What is the connection between listening and reading?
As noted in our previous blog post on the relationship between listening and reading, to understand the link between listening and reading, it helps to start with a model of reading. The “simple view” (Gough & Tunmer, 1986) breaks reading into two basic components: decoding and language comprehension. Researchers agree that most differences in students’ reading performance can be explained by variations in these two factors. Instruction in the early grades typically emphasizes decoding, or sounding out and recognizing words to translate printed text into oral language. But to become good readers, students also need listening comprehension skills, or the ability to understand language and make meaning of those words and the messages they convey.
How can listening help with reading?
As the academic emphasis moves from “learning to read” to “reading to learn,” language comprehension assumes a more prominent role. Children who have mastered decoding but lack strong comprehension skills – known as “poor comprehenders” (Hogan, 2014) – tend to fall behind as texts become more conceptually complex, containing more academic vocabulary and requiring more background knowledge to understand.
Listening can support crucial skills necessary for improving reading. Dozens of studies have documented the importance of two key areas influencing reading level: vocabulary and background knowledge (Shanahan, 2018). Students with larger vocabularies can read and understand more complex texts. And students with background knowledge of a subject perform better on reading tests than those who encounter the subject for the first time, even if they are lower level readers (Recht & Leslie, 1988).
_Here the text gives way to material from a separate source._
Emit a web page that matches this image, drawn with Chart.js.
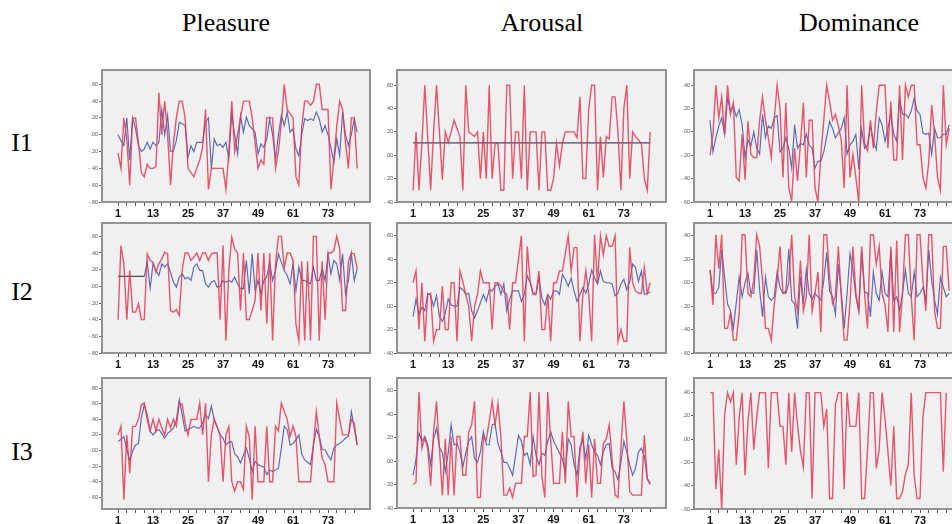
<!DOCTYPE html>
<html>
<head>
<meta charset="utf-8">
<script src="https://cdn.jsdelivr.net/npm/chart.js@4/dist/chart.umd.min.js"></script>
<style>
html, body { margin: 0; padding: 0; background: #fff; }
#page { position: relative; width: 952px; height: 524px; overflow: hidden; background: #fff; }
.title { position: absolute; width: 200px; height: 30px; line-height: 30px; text-align: center;
  font-family: "Liberation Serif", "DejaVu Serif", serif; font-size: 26px; color: #000; }
.row { position: absolute; width: 40px; height: 30px; line-height: 30px; text-align: center;
  font-family: "Liberation Serif", "DejaVu Serif", serif; font-size: 26px; color: #000; }
canvas { position: absolute; }
</style>
</head>
<body>
<div id="page">
  <div class="title" style="left:126px; top:8px;">Pleasure</div>
  <div class="title" style="left:442px; top:8px;">Arousal</div>
  <div class="title" style="left:759px; top:8px;">Dominance</div>
  <div class="row" style="left:2px; top:128px;">I1</div>
  <div class="row" style="left:2px; top:277px;">I2</div>
  <div class="row" style="left:2px; top:437px;">I3</div>
</div>
<script>
var xTicks = [1,4,7,10,13,16,19,22,25,28,31,34,37,40,43,46,49,52,55,58,61,64,67,70,73,76,79,82];
var xLabels = [1,13,25,37,49,61,73];
var pleasureTicks = [-80,-60,-40,-20,0,20,40,60];
var pleasureI3Ticks = [-60,-40,-20,0,20,40,60,80];
var arousalTicks = [-40,-20,0,20,40,60];
var dominanceTicks = [-60,-40,-20,0,20,40];

var pleasureI1Red = [-22,-40,20,-5,-60,20,20,-10,-45,-50,-35,-40,-40,-38,50,0,40,0,-60,-10,20,40,40,20,-40,-45,-50,-40,-30,-15,30,-65,-40,-40,-40,-40,-40,-65,-20,40,-20,0,20,40,40,40,20,-10,-40,-30,-35,20,20,20,-40,-20,15,60,30,25,20,-50,-60,10,40,40,35,40,60,60,30,30,30,-65,-30,10,40,30,-10,-40,20,20,-40];
var pleasureI1Blue = [0,-7,-13,20,-30,20,7,-13,-20,-17,-9,-17,-9,-13,-9,30,0,23,-20,-19,-7,15,13,11,-27,-13,-20,-9,-9,-9,15,20,-40,-5,-13,-11,-15,-9,-29,25,0,-23,23,3,21,11,7,3,-23,-11,-15,-5,19,0,-29,0,23,11,27,3,7,-17,-25,0,19,17,19,17,27,19,3,11,0,-15,-33,-5,-25,27,0,-13,0,19,3];

var arousalI1Red = [-30,20,-30,10,60,15,-30,20,60,20,-21,20,11,20,30,23,16,-30,60,20,18,16,20,-20,20,-20,60,-20,10,10,-30,-30,60,60,-20,20,20,-20,60,-30,20,20,20,-30,20,20,-30,-30,-20,10,-9,10,20,20,20,20,15,50,-20,-20,40,60,60,-30,16,-19,16,14,50,50,20,-30,40,60,-20,20,16,13,10,-20,-30,20];
var arousalI1Blue = [10.6,10.6,10.6,10.6,10.6,10.6,10.6,10.6,10.6,10.6,10.6,10.6,10.6,10.6,10.6,10.6,10.6,10.6,10.6,10.6,10.6,10.6,10.6,10.6,10.6,10.6,10.6,10.6,10.6,10.6,10.6,10.6,10.6,10.6,10.6,10.6,10.6,10.6,10.6,10.6,10.6,10.6,10.6,10.6,10.6,10.6,10.6,10.6,10.6,10.6,10.6,10.6,10.6,10.6,10.6,10.6,10.6,10.6,10.6,10.6,10.6,10.6,10.6,10.6,10.6,10.6,10.6,10.6,10.6,10.6,10.6,10.6,10.6,10.6,10.6,10.6,10.6,10.6,10.6,10.6,10.6,10.6];

var dominanceI1Red = [-20,-2,40,12,30,-2,40,15,25,-39,-42,-2,-41,9,-19,-22,-22,10,30,10,-5,-22,10,40,20,-39,25,-48,-59,-14,-42,-10,25,-39,10,10,-48,-60,-19,10,40,26,10,15,5,-7,-48,40,-39,-19,-39,-60,40,-10,-16,10,-14,17,40,40,40,-14,26,-24,-24,40,-24,40,30,40,40,-11,-11,-39,-48,-26,23,-2,-39,-50,40,-11,3];
var dominanceI1Blue = [10,-17,-5,5,12,-2,29,18,22,13,19,6,-22,-7,-12,0,-14,-19,15,-5,5,3,12,14,-17,-14,-5,-14,-31,6,-14,-10,-11,-2,-11,-14,-31,-25,-25,-17,-4,9,3,-5,-1,3,12,-19,-11,-8,-2,-32,2,-14,-11,5,-8,-15,12,6,-8,3,15,-2,-8,28,15,15,12,18,29,18,15,-1,-2,-1,-19,3,-5,-5,-2,-2,6];

var pleasureI2Red = [-40,49,27,-40,19,-31,-31,-21,-40,-40,39,31,29,17,27,33,41,39,-29,-31,-28,-35,20,40,40,31,35,40,31,40,40,31,39,40,40,-40,49,-65,20,59,45,40,-29,40,-40,-40,-29,-17,40,-29,40,-45,40,-65,27,60,60,23,40,40,31,-45,-65,30,-65,30,-65,60,60,-65,30,-40,40,40,43,60,45,-29,-29,30,40,39,21];
var pleasureI2Blue = [12,12,12,12,12,12,12,12,12,12,29,-2,27,19,13,27,23,27,17,5,-1,11,15,9,11,7,23,27,19,19,3,-1,5,7,-1,0,7,5,7,5,11,3,-3,-3,31,-9,39,-5,7,-9,7,11,29,7,19,39,29,19,13,3,27,-5,23,7,7,5,3,23,7,7,21,7,39,15,31,27,7,39,-9,7,39,7,21];

var arousalI2Red = [20,30,-20,20,-30,10,11,-30,-20,-20,17,-20,-20,20,20,-30,30,21,10,0,-30,0,10,30,20,20,20,-20,20,20,17,12,10,-20,20,20,40,60,-30,51,21,10,10,30,-20,-20,10,-30,20,20,30,30,45,60,30,50,50,-30,10,30,10,-30,61,20,60,44,60,51,51,60,-30,-20,-30,-30,50,20,13,11,11,33,11,20];
var arousalI2Blue = [-9,6,-7,-1,-4,11,9,0,9,-9,-13,-6,6,1,0,0,16,14,10,11,-4,-10,-4,3,10,4,14,13,17,19,10,19,-4,6,13,13,13,4,10,26,20,11,11,24,7,1,10,6,13,13,10,27,23,17,24,13,4,10,16,11,19,31,24,19,30,21,20,20,19,9,11,19,23,14,21,36,33,21,30,10,11,12];

var dominanceI2Red = [11,-19,41,12,41,-39,-39,-26,-49,-49,-26,41,41,-9,-12,2,41,31,2,-39,-39,-49,-19,2,31,-9,-9,0,41,-12,-24,19,-24,-12,41,-24,-9,9,-42,41,41,5,-18,-12,31,-12,-49,-49,-17,31,-9,-24,31,-9,-39,41,41,16,31,-9,-19,-42,31,-42,36,-42,-9,41,41,-12,-49,41,41,2,-24,41,41,-24,-39,-39,31,31,-7];
var dominanceI2Blue = [11,-9,-9,-4,28,5,-18,-24,-39,-17,5,-12,0,8,-9,-9,28,-6,-29,5,-12,-15,-12,9,-4,-9,-7,29,-15,-18,-39,5,-18,11,-9,-14,-9,-12,-15,2,26,-7,-12,-27,16,-8,-39,-9,25,11,-12,-24,27,-8,-9,-29,9,-9,-15,9,-9,-12,28,-15,-12,-24,-9,11,-9,-12,9,-12,-9,-4,-15,28,2,-15,-27,5,-4,-12,-9];

var pleasureI3Red = [20,31,-63,20,-29,31,31,40,59,61,40,25,40,25,40,29,20,40,29,40,31,61,59,35,20,40,40,40,61,20,61,-40,20,40,30,20,-40,20,31,-40,-52,-40,-40,-50,31,18,-63,31,-40,-40,-40,31,-40,-40,31,25,61,50,40,18,31,18,-40,-40,-40,-40,-40,7,50,18,-10,-18,-40,-40,-40,61,40,20,20,20,40,35,7];
var pleasureI3Blue = [12,14,18,1,-12,-1,7,9,42,59,46,25,20,25,27,22,16,22,25,29,39,65,46,25,27,29,31,29,29,35,46,41,57,39,30,20,16,7,11,11,-4,-8,-16,-6,3,-10,-27,-14,-18,-20,-21,-31,-25,-27,-25,-23,3,31,27,7,9,14,20,-5,-12,-15,-18,7,27,18,1,1,-6,-12,3,7,9,12,16,18,50,29,7];

var arousalI3Red = [-20,-18,59,11,20,11,-21,25,51,11,-29,19,-29,21,-29,21,21,-12,-12,25,31,51,-31,-31,21,18,34,51,31,49,21,-29,-29,-23,-31,-19,-19,-19,21,21,59,-13,-12,59,-13,-31,59,18,-19,-19,-19,25,-19,51,21,21,-31,7,25,-19,14,-31,19,-19,-19,15,19,31,2,-29,-31,11,51,18,-26,-29,-29,-29,-29,22,-15,-20];
var arousalI3Blue = [-12,2,24,17,21,14,-3,19,28,12,7,-9,7,31,14,15,8,-5,7,17,21,2,-1,8,25,14,14,31,32,15,8,-1,-1,-6,-12,5,22,17,5,7,-3,21,5,-3,7,5,17,25,17,12,7,2,-9,19,14,-3,-12,12,18,2,22,14,8,5,-3,8,14,15,-6,-9,-16,-1,17,8,-3,-12,-6,8,11,4,-15,-19];

var dominanceI3Red = [40,40,-43,-9,-60,21,40,32,40,-22,19,40,-31,15,40,-9,19,40,40,40,-25,40,40,40,11,11,-22,40,-11,40,12,-10,-24,40,40,-51,40,40,40,11,26,-51,-51,30,40,40,-43,40,11,11,11,40,-51,-51,-9,40,40,-25,-9,40,18,-11,-40,11,-51,-51,-45,-30,-22,40,-31,-51,-51,19,40,40,40,40,40,40,-28,40];

var redColor = "rgba(228,58,84,0.85)";
var blueColor = "rgb(96,108,182)";
var flatColor = "rgb(64,70,100)";

var panels = [
	{ left: 102, top: 70, width: 268, height: 132, red: pleasureI1Red, blue: pleasureI1Blue, yMin: -80, yMax: 77, yTicks: pleasureTicks },
	{ left: 397, top: 70, width: 269, height: 132, red: arousalI1Red, blue: arousalI1Blue, yMin: -40, yMax: 73, yTicks: arousalTicks, flat: true },
	{ left: 694, top: 70, width: 268, height: 132, red: dominanceI1Red, blue: dominanceI1Blue, yMin: -60, yMax: 53, yTicks: dominanceTicks },
	{ left: 102, top: 223, width: 268, height: 130, red: pleasureI2Red, blue: pleasureI2Blue, yMin: -80, yMax: 76, yTicks: pleasureTicks, flat: true },
	{ left: 397, top: 223, width: 269, height: 130, red: arousalI2Red, blue: arousalI2Blue, yMin: -40, yMax: 71, yTicks: arousalTicks },
	{ left: 694, top: 223, width: 268, height: 130, red: dominanceI2Red, blue: dominanceI2Blue, yMin: -60, yMax: 51, yTicks: dominanceTicks },
	{ left: 102, top: 378, width: 268, height: 131, red: pleasureI3Red, blue: pleasureI3Blue, yMin: -75, yMax: 93, yTicks: pleasureI3Ticks },
	{ left: 397, top: 378, width: 269, height: 130, red: arousalI3Red, blue: arousalI3Blue, yMin: -40, yMax: 71, yTicks: arousalTicks },
	{ left: 694, top: 378, width: 268, height: 131, red: dominanceI3Red, blue: null, yMin: -60, yMax: 52.6, yTicks: dominanceTicks }
];

var framePlugin = {
	id: "frame",
	beforeDraw: function(chart) {
		var a = chart.chartArea, ctx = chart.ctx;
		ctx.save();
		ctx.fillStyle = "#f0f0f0";
		ctx.fillRect(a.left, a.top, a.right - a.left, a.bottom - a.top);
		ctx.restore();
	},
	afterDraw: function(chart) {
		var a = chart.chartArea, ctx = chart.ctx;
		ctx.save();
		ctx.strokeStyle = "#939393";
		ctx.lineWidth = 2;
		ctx.strokeRect(a.left, a.top, a.right - a.left, a.bottom - a.top);
		ctx.restore();
	}
};

function toPoints(values) {
	var pts = [];
	for (var i = 0; i < values.length; i++) {
		pts.push({ x: i + 1, y: values[i] });
	}
	return pts;
}

function yLabel(v) {
	if (v === 0)
		return ".00";
	return (v < 0 ? "-." : ".") + Math.abs(v);
}

function makePanel(p) {
	var padL = 32, padT = 6, padR = 6, padB = 22;
	var canvas = document.createElement("canvas");
	canvas.width = p.width + padL + padR;
	canvas.height = p.height + padT + padB;
	canvas.style.left = (p.left - padL) + "px";
	canvas.style.top = (p.top - padT) + "px";
	canvas.style.width = canvas.width + "px";
	canvas.style.height = canvas.height + "px";
	document.getElementById("page").appendChild(canvas);

	var datasets = [{
		data: toPoints(p.red),
		borderColor: redColor,
		borderWidth: 1.4,
		pointRadius: 0,
		tension: 0
	}];
	if (p.blue) {
		var blueSet = {
			data: toPoints(p.blue),
			borderColor: blueColor,
			borderWidth: 1.2,
			pointRadius: 0,
			tension: 0
		};
		if (p.flat) {
			blueSet.segment = {
				borderColor: function(ctx) {
					return ctx.p0.parsed.y === ctx.p1.parsed.y ? flatColor : undefined;
				}
			};
		}
		datasets.push(blueSet);
	}

	new Chart(canvas.getContext("2d"), {
		type: "line",
		data: { datasets: datasets },
		options: {
			responsive: false,
			animation: false,
			events: [],
			layout: { padding: { top: padT, right: padR, left: 0, bottom: 0 } },
			plugins: { legend: { display: false }, tooltip: { enabled: false } },
			scales: {
				x: {
					type: "linear",
					min: -4.5,
					max: 87.4,
					afterFit: function(s) { s.height = padB; },
					afterBuildTicks: function(s) {
						s.ticks = xTicks.map(function(v) { return { value: v }; });
					},
					border: { display: false },
					grid: { drawOnChartArea: false, tickLength: 4, color: "#555", lineWidth: 1 },
					ticks: {
						padding: 1,
						autoSkip: false,
						maxRotation: 0,
						color: "#111",
						font: { family: "Liberation Sans", size: 11, weight: "bold" },
						callback: function(v) { return xLabels.indexOf(v) >= 0 ? String(v) : ""; }
					}
				},
				y: {
					min: p.yMin,
					max: p.yMax,
					afterFit: function(s) { s.width = padL; },
					afterBuildTicks: function(s) {
						s.ticks = p.yTicks.map(function(v) { return { value: v }; });
					},
					border: { display: false },
					grid: { drawOnChartArea: false, tickLength: 3, color: "#666", lineWidth: 1 },
					ticks: {
						padding: 1,
						color: "#555",
						font: { family: "Liberation Sans", size: 5.5 },
						callback: yLabel
					}
				}
			}
		},
		plugins: [framePlugin]
	});
}

panels.forEach(makePanel);
</script>
</body>
</html>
With these factors in mind, education journalist Natalie Wexler makes the case for asking students to take a deep dive into one subject area rather than only practicing decontextualized reading skills. Building knowledge and vocabulary around one subject, bit by bit, through different inputs, motivates students and equips them with the foundation they need to continue improving their reading. Educators are finding success in improving literacy with curriculum materials that help students develop background knowledge, vocabulary, and comprehension skills within an interdisciplinary context.
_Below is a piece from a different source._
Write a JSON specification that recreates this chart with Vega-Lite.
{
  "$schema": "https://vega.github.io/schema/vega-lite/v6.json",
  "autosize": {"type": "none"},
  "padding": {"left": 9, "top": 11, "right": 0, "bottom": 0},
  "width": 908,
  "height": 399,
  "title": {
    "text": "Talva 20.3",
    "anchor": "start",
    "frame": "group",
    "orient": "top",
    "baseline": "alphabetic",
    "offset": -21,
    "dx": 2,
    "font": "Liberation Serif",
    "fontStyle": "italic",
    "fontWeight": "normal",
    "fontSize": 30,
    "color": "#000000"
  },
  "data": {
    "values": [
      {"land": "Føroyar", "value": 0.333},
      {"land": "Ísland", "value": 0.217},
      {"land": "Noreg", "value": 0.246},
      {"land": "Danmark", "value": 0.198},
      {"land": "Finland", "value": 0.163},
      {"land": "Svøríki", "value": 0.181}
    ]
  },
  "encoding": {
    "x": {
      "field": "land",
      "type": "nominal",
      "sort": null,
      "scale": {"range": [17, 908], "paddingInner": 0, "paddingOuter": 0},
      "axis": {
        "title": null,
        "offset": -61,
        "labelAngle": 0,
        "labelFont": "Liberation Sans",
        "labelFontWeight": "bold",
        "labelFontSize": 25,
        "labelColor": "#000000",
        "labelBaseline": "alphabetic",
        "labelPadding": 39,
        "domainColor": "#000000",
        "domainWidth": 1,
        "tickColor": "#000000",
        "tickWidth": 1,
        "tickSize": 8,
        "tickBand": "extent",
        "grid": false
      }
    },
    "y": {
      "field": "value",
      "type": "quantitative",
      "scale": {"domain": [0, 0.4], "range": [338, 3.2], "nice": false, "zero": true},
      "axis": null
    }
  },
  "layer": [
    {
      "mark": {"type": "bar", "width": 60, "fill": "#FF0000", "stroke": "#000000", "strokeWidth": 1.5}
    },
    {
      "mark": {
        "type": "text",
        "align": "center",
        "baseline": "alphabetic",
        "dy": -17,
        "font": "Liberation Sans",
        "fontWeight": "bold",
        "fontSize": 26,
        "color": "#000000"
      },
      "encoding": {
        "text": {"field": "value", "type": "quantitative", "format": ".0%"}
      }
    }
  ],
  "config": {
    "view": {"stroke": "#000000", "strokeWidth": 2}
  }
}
Research indicates that among many students, especially those who are not yet proficient readers, listening to a passage often results in better comprehension than reading the same passage, making listening an effective way to expose kids to complex concepts and new vocabulary. Teaching with engaging, high quality audio stories, such as those curated by Listenwise, offers opportunities for students to learn academic language and build background knowledge about a host of important topics. Struggling readers and English learners can especially benefit from listening because it allows them to engage with higher level content and participate more actively in discussions than they otherwise might. Students can focus on developing comprehension strategies such as making inferences and identifying the main idea, which apply to both listening and reading, through the engaging medium of audio, without the cognitive load of decoding.
Brain research is further illuminating the link between listening and reading. Neuroscientists recently discovered that the same parts of the brain are activated whether a person hears words or reads them on a page. The research has implications for students with dyslexia, among others. But it also highlights the important role listening plays in learning, as a helpmate and equal partner to reading. With the new Lexile® listening measure, teachers will be better able to assess and monitor listening comprehension, and education researchers will be able to further investigate the relationship between listening and reading.